On peut aussi mettre ce phénomène sur le « besoin » des utilisateurs de vouloir disposer d’objectifs toujours plus lumineux. Sans doute un héritage du micro 4/3 ou de l’APS-C pour lequel c’était un moyen de compenser les capteurs plus petits et donc moins lumineux.
L’EVF
De gros avantages…
Les avantages de l’EVF et du système de visée sont assez nombreux. À commencer par le bruit. De très nombreux hybrides ont supprimé l’obturateur mécanique au profit d’un obturateur électronique. Avec comme résultat une absence totale de bruit lors du déclenchement. Très pratique quand être discret est nécessaire (concert classique par exemple). Il est vrai que certaines marques ont tendance à concevoir des miroirs très bruyants.
Mais là où le viseur numérique des hybrides marque une vraie différence par rapport au viseur optique des appareils reflex, c’est dans la possibilité de transmettre des informations pertinentes et de manière dynamique dans le viseur. Certes, certains reflex permettent un affichage d’infos, mais aucun ne permet de faire apparaître en surbrillance les zones surexposées ou sous-exposées. Cet affichage dans le viseur peut s’avérer très complet et customisable selon les besoins des utilisateurs. Un vrai plus qui permet de voir la photo telle qu’elle sera prise.
Si je devais citer un dernier avantage, c’est que les hybrides permettent d’obtenir une mise au point plus précise qu’avec un reflex, même s’il s’avère un poil plus lent. Et encore puisque les progrès logiciels en la matière font bouger les choses. Mais est-ce dû au système AF des boîtiers ou bien du fait de l’absence de vibration récurrente liée au miroir ?

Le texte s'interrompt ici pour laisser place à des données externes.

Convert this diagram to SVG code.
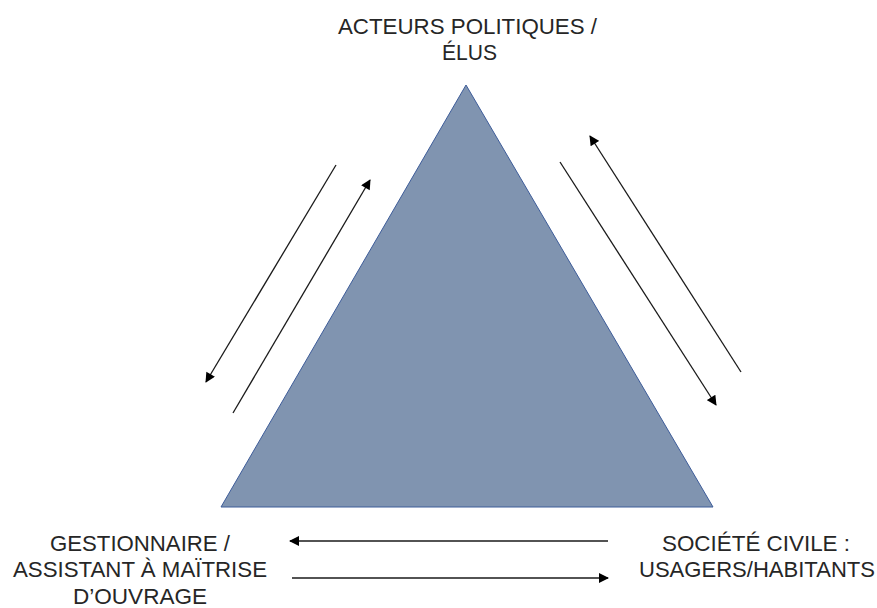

… Mais aussi des inconvénients
- L’alimentation. Un écran en guise de viseur, cela consomme. Beaucoup même. De nombreux hybrides peinent à dépasser les 350 déclenchements. Il est donc fortement conseillé aux photographes utilisant ces boîtiers de partir avec au minima une deuxième batterie, voire une troisième ou une quatrième. Ce que l’on gagne en poids d’un côté, on le perd dans les batteries.
- Plus d’informations, mais moins de visibilité. Le viseur des boîtiers reflex est généralement plus grand et plus confortable que ceux des hybrides. Même si ces derniers se sont nettement améliorés depuis 2018. L’atout des reflex est que l’image affichée dans le viseur est le reflet exact de la réalité. Et donc plus nette, plus lumineuse et de meilleure qualité. Il y a un autre défaut, lui aussi bien atténué avec les dernières générations d’EVF, c’est la réactivité. Parfois on shootait pensant que tous les éléments étaient en place, alors que dans la pratique il y avait au moins 1 s de retard. Avec comme conséquences qu’au moins un des éléments avait changé. Ce qui engendrait une certaine frustration. Aujourd’hui cela va mieux, fort heureusement.
- Impacts sur la vue. A moins sens, il s’agit de l’aspect le plus sensible des EVF. Quelles seront les conséquences physiologiques pour la vue d’avoir un petit écran à 2 cm de l’œil ? Il y a, selon moi, un risque sanitaire que l’on n’a pas levé et qui risque de se révéler désastreux dans quelques années. Au fond, il s’agit de ma grande crainte, celle qui fait que, même si ma marque fétiche en sortait un, je ne me précipiterais pas sur lui. Pas que je me refuse de passer à l’hybride, mais que si j’en avais un, il ne serait pas mon boîtier principal. Peut-être qu’il s’agit d’une crainte sans fondement, mais aujourd’hui, mais trop de doute. J’ai toujours entendu dire que les écrans affectaient la vue d’une manière ou d’une autre, qu’il convenait de les regarder avec un recul qui soit d’au moins 3 fois la taille de l’écran. Est-ce le cas ici ? J’en doute.
Si l’hybride apporte des améliorations importantes et non négligeables en termes de poids du boîtier, de compacités et de prise de vue, il reste de nombreux points négatifs qui font que je comprends la position de Pentax en la matière. Il n’empêche qu’il faut le reconnaître, l’hybride est plus notre futur que le passé. C’est dans ce passé que devrait entrer le reflex, sans disparaître toutefois. À terme le marché du reflex risque d’être un marché de niche, petit, mais bien réel. À moins que l’engouement pour l’hybride ne soit qu’un feu de paille, dû à la nouveauté, et que d’ici 3 ans, la tendance s’inverse à nouveau. À vrai dire rien n’est impossible quant on voit un certain retour de l’argentique.